Re: [PATCH] Fix vmtruncate race and distributed filesystem race

linux-mm.kvack.org archive mirror
 help / color / mirror / Atom feed

From: Andrea Arcangeli <andrea@suse.de>
To: Andrew Morton <akpm@digeo.com>
Cc: paulmck@us.ibm.com, dmccr@us.ibm.com, linux-mm@kvack.org,
	linux-kernel@vger.kernel.org
Subject: Re: [PATCH] Fix vmtruncate race and distributed filesystem race
Date: Mon, 23 Jun 2003 09:43:53 +0200	[thread overview]
Message-ID: <20030623074353.GE19940@dualathlon.random> (raw)
In-Reply-To: <20030622233235.0924364d.akpm@digeo.com>

On Sun, Jun 22, 2003 at 11:32:35PM -0700, Andrew Morton wrote:
> "Paul E. McKenney" <paulmck@us.ibm.com> wrote:
> >
> > > but you can't trap this with a single counter increment in do_truncate:
> >  > 
> >  > 	CPU 0			CPU 1
> >  > 	----------		-----------
> >  > 				do_no_page
> >  > 	truncate
> 
>         i_size = new_i_size;
> 
> >  > 	increment counter
> >  > 				read counter
> >  > 				->nopage
> 
>                                 check i_size
> 
> >  > 	vmtruncate
> >  > 				read counter again -> different so retry
> >  > 
> >  > thanks to the second counter increment after vmtruncate in my fix, the
> >  > above race couldn't happen.
> > 
> >  The trick is that CPU 0 is expected to have updated the filesystem's
> >  idea of what pages are available before calling vmtruncate,
> >  invalidate_mmap_range() or whichever.
> 
> i_size has been updated, and filemap_nopage() will return NULL.
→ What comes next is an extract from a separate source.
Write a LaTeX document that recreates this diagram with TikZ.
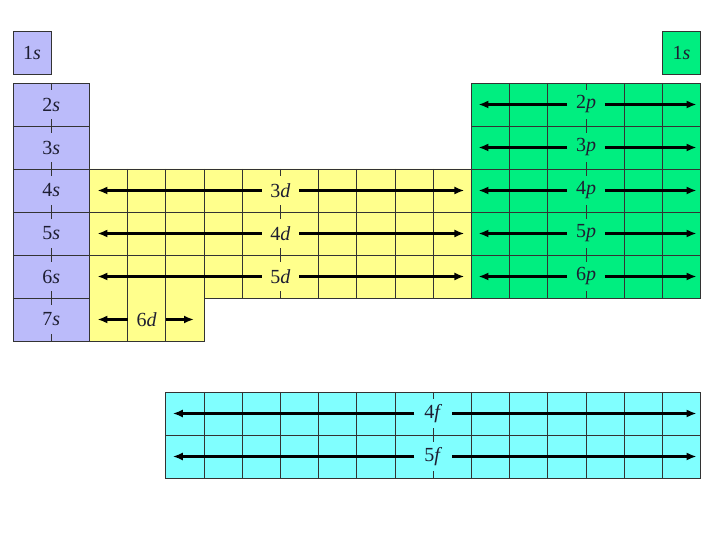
\documentclass[tikz,border=0pt]{standalone}
\usepackage{fontspec}
\setmainfont{Liberation Serif}
\usetikzlibrary{arrows.meta}

\definecolor{sblock}{RGB}{187,187,250}
\definecolor{dblock}{RGB}{255,255,140}
\definecolor{pblock}{RGB}{0,238,128}
\definecolor{fblock}{RGB}{128,255,255}
\definecolor{ink}{RGB}{30,30,50}

\tikzset{
  cellgrid/.style={draw=black!80, line width=0.7pt},
  cellbox/.style={cellgrid, minimum width=38.2pt, minimum height=43pt, inner sep=0pt,
    font=\fontsize{20}{20}\selectfont, text=ink},
  orb/.style={minimum width=37pt, minimum height=29pt, inner sep=0pt,
    font=\fontsize{20}{20}\selectfont, text=ink},
  arr/.style={-{Latex[length=10pt,width=8pt]}, line width=2.6pt}
}

\begin{document}
\begin{tikzpicture}[x=38.2pt, y=-43pt, semithick]
  \useasboundingbox (-0.3403,-1.930) rectangle (18.508,10.628);

  % first period
  \node[cellbox, fill=sblock] (s1)  at (0.5,-0.709)  {1\textit{s}};
  \node[cellbox, fill=pblock] (s1r) at (17.5,-0.709) {1\textit{s}};

  % s block
  \fill[sblock] (0,0) rectangle (2,6);
  \draw[cellgrid] (1,0) -- (1,6);
  \foreach \row in {1,...,5} \draw[cellgrid] (0,\row) -- (2,\row);
  \draw[cellgrid] (0,0) rectangle (2,6);

  % d block
  \fill[dblock] (2,2) rectangle (12,5) (2,5) rectangle (5,6);
  \foreach \col in {3,...,11} \draw[cellgrid] (\col,2) -- (\col,5);
  \foreach \col in {3,4} \draw[cellgrid] (\col,5) -- (\col,6);
  \foreach \row in {3,4} \draw[cellgrid] (2,\row) -- (12,\row);
  \draw[cellgrid] (2,2) -- (12,2) -- (12,5) -- (5,5) -- (5,6) -- (2,6) -- cycle;

  % p block
  \fill[pblock] (12,0) rectangle (18,5);
  \foreach \col in {13,...,17} \draw[cellgrid] (\col,0) -- (\col,5);
  \foreach \row in {1,...,4} \draw[cellgrid] (12,\row) -- (18,\row);
  \draw[cellgrid] (12,0) rectangle (18,5);

  % f block
  \fill[fblock] (4,7.186) rectangle (18,9.186);
  \foreach \col in {5,...,17} \draw[cellgrid] (\col,7.186) -- (\col,9.186);
  \draw[cellgrid] (4,8.186) -- (18,8.186);
  \draw[cellgrid] (4,7.186) rectangle (18,9.186);

  % labels
  \foreach \n [count=\row from 0] in {2,...,7}
    \node[orb, fill=sblock] (s\n) at (1,\row+0.5) {\n\textit{s}};

  \foreach \n [count=\row from 2] in {3,4,5} {
    \node[orb, fill=dblock] (d\n) at (7,\row+0.5) {\n\textit{d}};
    \coordinate (dl\n) at ([xshift=8pt]2,\row+0.5);
    \coordinate (dr\n) at ([xshift=-7pt]12,\row+0.5);
    \draw[arr] (d\n) -- (dl\n);
    \draw[arr] (d\n) -- (dr\n);
  }

  \node[orb] (d6) at (3.5,5.5) {6\textit{d}};
  \coordinate (dl6) at ([xshift=8pt]2,5.5);
  \coordinate (dr6) at ([xshift=-10pt]5,5.5);
  \draw[arr] (d6) -- (dl6);
  \draw[arr] (d6) -- (dr6);

  \foreach \n [count=\row from 0] in {2,...,6} {
    \node[orb, fill=pblock] (p\n) at (15,\row+0.5) {\n\textit{p}};
    \coordinate (pl\n) at ([xshift=7pt]12,\row+0.5);
    \coordinate (pr\n) at ([xshift=-4pt]18,\row+0.5);
    \draw[arr] (p\n) -- (pl\n);
    \draw[arr] (p\n) -- (pr\n);
  }

  \foreach \n [count=\row from 0] in {4,5} {
    \node[orb, fill=fblock] (f\n) at (11,7.686+\row) {\n\textit{f}};
    \coordinate (fl\n) at ([xshift=7pt]4,7.686+\row);
    \coordinate (fr\n) at ([xshift=-4pt]18,7.686+\row);
    \draw[arr] (f\n) -- (fl\n);
    \draw[arr] (f\n) -- (fr\n);
  }
\end{tikzpicture}
\end{document}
ok, I finally see your object now, so it's the i_size that was in theory
supposed to act as a "second" increment on the truncate side to
serialize against in do_no_page.

I was searching for any additional SMP locking, and infact there is
none.  No way the current code can serialize against the i_size.

The problem is that the last patch posted on l-k isn't guaranteeing
anything like what you wrote above.  What can happen is that the i_size
can be read still way before the counter.

 	CPU 0			CPU 1
	----------		-----------
				do_no_page
	truncate

                                specualtive read i_size into l2 cache
        i_size = new_i_size;

	increment counter
 				read counter
				->nopage
				check i_size from l2 cache

 	vmtruncate
 				read counter again -> different so retry

For the single counter increment patch to close the race using the
implicit i_size update as a second increment, you need to add an
absolutely necessary smb_rmb() here:

        sequence = atomic_read(&mapping->truncate_count);
+	smp_rmb();	
        new_page = vma->vm_ops->nopage(vma, address & PAGE_MASK, 0);

And for non-x86 you need a smb_wmb() between the i_size = new_i_size and
the atomic_inc on the truncate side too, because advanced archs with
finegrined locking can implement a one-way barrier, where the counter
increment could pass the down(&mapping->i_shared_sem). Last but not the
least it was IMHO misleading and dirty to do the counter increment in
truncate after taking a completely unrelated semaphore just to take
advantage of the implicit barrier on the x86. So doing it with a proper
smp_wmb() besides fixing advanced archs will kind of make the code
readable, so you can understand the i_size update is the second
increment (actually decrement because it's the i_size).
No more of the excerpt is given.